Provided data
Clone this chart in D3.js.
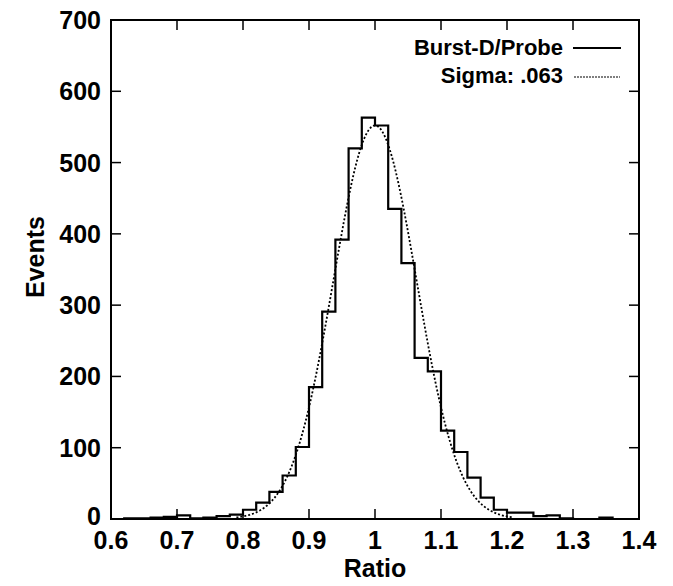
<!DOCTYPE html>
<html><head><meta charset="utf-8">
<script src="https://cdn.jsdelivr.net/npm/d3@7"></script>
<style>body{margin:0;background:#fff}svg{display:block}text{font-family:"Liberation Sans",Arial,sans-serif;font-weight:bold;fill:#000}</style>
</head><body>
<script>
// bin left edges (width 0.02)
const binStarts = [0.60,0.62,0.64,0.66,0.68,0.70,0.72,0.74,0.76,0.78,
  0.80,0.82,0.84,0.86,0.88,0.90,0.92,0.94,0.96,0.98,
  1.00,1.02,1.04,1.06,1.08,1.10,1.12,1.14,1.16,1.18,
  1.20,1.22,1.24,1.26,1.28,1.30,1.32,1.34,1.36,1.38];
const binCounts = [0,1,1,2,3,5,1,2,4,6,
  13,23,38,61,101,185,291,392,520,563,
  552,435,359,226,207,124,94,58,30,13,
  9,9,4,5,1,0,0,2,0,0];
const binWidth = 0.02;
const fitMean = 1.0, fitSigma = 0.063, fitAmp = 552;
const fitRange = [0.79, 1.21];
const xTicks = [0.6,0.7,0.8,0.9,1,1.1,1.2,1.3,1.4];
const yTicks = [0,100,200,300,400,500,600,700];
const legendLabels = ["Burst-D/Probe","Sigma: .063"];

const W=673,H=586;
const svg=d3.select("body").append("svg").attr("width",W).attr("height",H);
const x=d3.scaleLinear().domain([0.6,1.4]).range([111,639]);
const y=d3.scaleLinear().domain([0,700]).range([519,20]);
const g=svg.append("g");

// ticks (inner, mirrored)
const tl=10;
xTicks.forEach(t=>{
  g.append("line").attr("x1",x(t)).attr("x2",x(t)).attr("y1",y(0)).attr("y2",y(0)-tl).attr("stroke","#000").attr("stroke-width",1.5);
  g.append("line").attr("x1",x(t)).attr("x2",x(t)).attr("y1",y(700)).attr("y2",y(700)+tl).attr("stroke","#000").attr("stroke-width",1.5);
  g.append("text").attr("x",x(t)).attr("y",y(0)+30).attr("text-anchor","middle").attr("font-size",25).text(t===1?"1":d3.format(".1f")(t));
});
yTicks.forEach(t=>{
  g.append("line").attr("x1",x(0.6)).attr("x2",x(0.6)+tl).attr("y1",y(t)).attr("y2",y(t)).attr("stroke","#000").attr("stroke-width",1.5);
  g.append("line").attr("x1",x(1.4)).attr("x2",x(1.4)-tl).attr("y1",y(t)).attr("y2",y(t)).attr("stroke","#000").attr("stroke-width",1.5);
  g.append("text").attr("x",x(0.6)-10).attr("y",y(t)+(t===0?6:9)).attr("text-anchor","end").attr("font-size",25).text(t);
});

// histogram steps
const pts=[[binStarts[0],0]];
binStarts.forEach((s,i)=>{pts.push([s,binCounts[i]]);pts.push([s+binWidth,binCounts[i]]);});
pts.push([binStarts[binStarts.length-1]+binWidth,0]);
g.append("path").attr("d",d3.line().x(d=>x(d[0])).y(d=>y(d[1]))(pts))
  .attr("fill","none").attr("stroke","#000").attr("stroke-width",2.2);

// gaussian fit
const gx=d3.range(fitRange[0],fitRange[1]+1e-9,0.002);
g.append("path").attr("d",d3.line().x(d=>x(d)).y(d=>y(fitAmp*Math.exp(-0.5*Math.pow((d-fitMean)/fitSigma,2))))(gx))
  .attr("fill","none").attr("stroke","#000").attr("stroke-width",1.8).attr("stroke-dasharray","2,2");

// frame
g.append("rect").attr("x",x(0.6)).attr("y",y(700)).attr("width",x(1.4)-x(0.6)).attr("height",y(0)-y(700))
  .attr("fill","none").attr("stroke","#000").attr("stroke-width",2);

// legend
g.append("text").attr("x",563).attr("y",55).attr("text-anchor","end").attr("font-size",22).text(legendLabels[0]);
g.append("line").attr("x1",573).attr("x2",621).attr("y1",48).attr("y2",48).attr("stroke","#000").attr("stroke-width",1.8);
g.append("text").attr("x",563).attr("y",83).attr("text-anchor","end").attr("font-size",22).text(legendLabels[1]);
g.append("line").attr("x1",574).attr("x2",620).attr("y1",77).attr("y2",77).attr("stroke","#000").attr("stroke-width",1.2).attr("stroke-dasharray","2,1");

// axis titles
g.append("text").attr("x",375).attr("y",577).attr("text-anchor","middle").attr("font-size",25).text("Ratio");
g.append("text").attr("transform","translate(44,257) rotate(-90)").attr("text-anchor","middle").attr("font-size",25).text("Events");
</script>
</body></html>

The exercise
Repeat verbatim all the material, but not the pictures.

Task response
Clone this chart in D3.js.
<!DOCTYPE html>
<html><head><meta charset="utf-8">
<script src="https://cdn.jsdelivr.net/npm/d3@7"></script>
<style>body{margin:0;background:#fff}svg{display:block}text{font-family:"Liberation Sans",Arial,sans-serif;font-weight:bold;fill:#000}</style>
</head><body>
<script>
// bin left edges (width 0.02)
const binStarts = [0.60,0.62,0.64,0.66,0.68,0.70,0.72,0.74,0.76,0.78,
  0.80,0.82,0.84,0.86,0.88,0.90,0.92,0.94,0.96,0.98,
  1.00,1.02,1.04,1.06,1.08,1.10,1.12,1.14,1.16,1.18,
  1.20,1.22,1.24,1.26,1.28,1.30,1.32,1.34,1.36,1.38];
const binCounts = [0,1,1,2,3,5,1,2,4,6,
  13,23,38,61,101,185,291,392,520,563,
  552,435,359,226,207,124,94,58,30,13,
  9,9,4,5,1,0,0,2,0,0];
const binWidth = 0.02;
const fitMean = 1.0, fitSigma = 0.063, fitAmp = 552;
const fitRange = [0.79, 1.21];
const xTicks = [0.6,0.7,0.8,0.9,1,1.1,1.2,1.3,1.4];
const yTicks = [0,100,200,300,400,500,600,700];
const legendLabels = ["Burst-D/Probe","Sigma: .063"];

const W=673,H=586;
const svg=d3.select("body").append("svg").attr("width",W).attr("height",H);
const x=d3.scaleLinear().domain([0.6,1.4]).range([111,639]);
const y=d3.scaleLinear().domain([0,700]).range([519,20]);
const g=svg.append("g");

// ticks (inner, mirrored)
const tl=10;
xTicks.forEach(t=>{
  g.append("line").attr("x1",x(t)).attr("x2",x(t)).attr("y1",y(0)).attr("y2",y(0)-tl).attr("stroke","#000").attr("stroke-width",1.5);
  g.append("line").attr("x1",x(t)).attr("x2",x(t)).attr("y1",y(700)).attr("y2",y(700)+tl).attr("stroke","#000").attr("stroke-width",1.5);
  g.append("text").attr("x",x(t)).attr("y",y(0)+30).attr("text-anchor","middle").attr("font-size",25).text(t===1?"1":d3.format(".1f")(t));
});
yTicks.forEach(t=>{
  g.append("line").attr("x1",x(0.6)).attr("x2",x(0.6)+tl).attr("y1",y(t)).attr("y2",y(t)).attr("stroke","#000").attr("stroke-width",1.5);
  g.append("line").attr("x1",x(1.4)).attr("x2",x(1.4)-tl).attr("y1",y(t)).attr("y2",y(t)).attr("stroke","#000").attr("stroke-width",1.5);
  g.append("text").attr("x",x(0.6)-10).attr("y",y(t)+(t===0?6:9)).attr("text-anchor","end").attr("font-size",25).text(t);
});

// histogram steps
const pts=[[binStarts[0],0]];
binStarts.forEach((s,i)=>{pts.push([s,binCounts[i]]);pts.push([s+binWidth,binCounts[i]]);});
pts.push([binStarts[binStarts.length-1]+binWidth,0]);
g.append("path").attr("d",d3.line().x(d=>x(d[0])).y(d=>y(d[1]))(pts))
  .attr("fill","none").attr("stroke","#000").attr("stroke-width",2.2);

// gaussian fit
const gx=d3.range(fitRange[0],fitRange[1]+1e-9,0.002);
g.append("path").attr("d",d3.line().x(d=>x(d)).y(d=>y(fitAmp*Math.exp(-0.5*Math.pow((d-fitMean)/fitSigma,2))))(gx))
  .attr("fill","none").attr("stroke","#000").attr("stroke-width",1.8).attr("stroke-dasharray","2,2");

// frame
g.append("rect").attr("x",x(0.6)).attr("y",y(700)).attr("width",x(1.4)-x(0.6)).attr("height",y(0)-y(700))
  .attr("fill","none").attr("stroke","#000").attr("stroke-width",2);

// legend
g.append("text").attr("x",563).attr("y",55).attr("text-anchor","end").attr("font-size",22).text(legendLabels[0]);
g.append("line").attr("x1",573).attr("x2",621).attr("y1",48).attr("y2",48).attr("stroke","#000").attr("stroke-width",1.8);
g.append("text").attr("x",563).attr("y",83).attr("text-anchor","end").attr("font-size",22).text(legendLabels[1]);
g.append("line").attr("x1",574).attr("x2",620).attr("y1",77).attr("y2",77).attr("stroke","#000").attr("stroke-width",1.2).attr("stroke-dasharray","2,1");

// axis titles
g.append("text").attr("x",375).attr("y",577).attr("text-anchor","middle").attr("font-size",25).text("Ratio");
g.append("text").attr("transform","translate(44,257) rotate(-90)").attr("text-anchor","middle").attr("font-size",25).text("Events");
</script>
</body></html>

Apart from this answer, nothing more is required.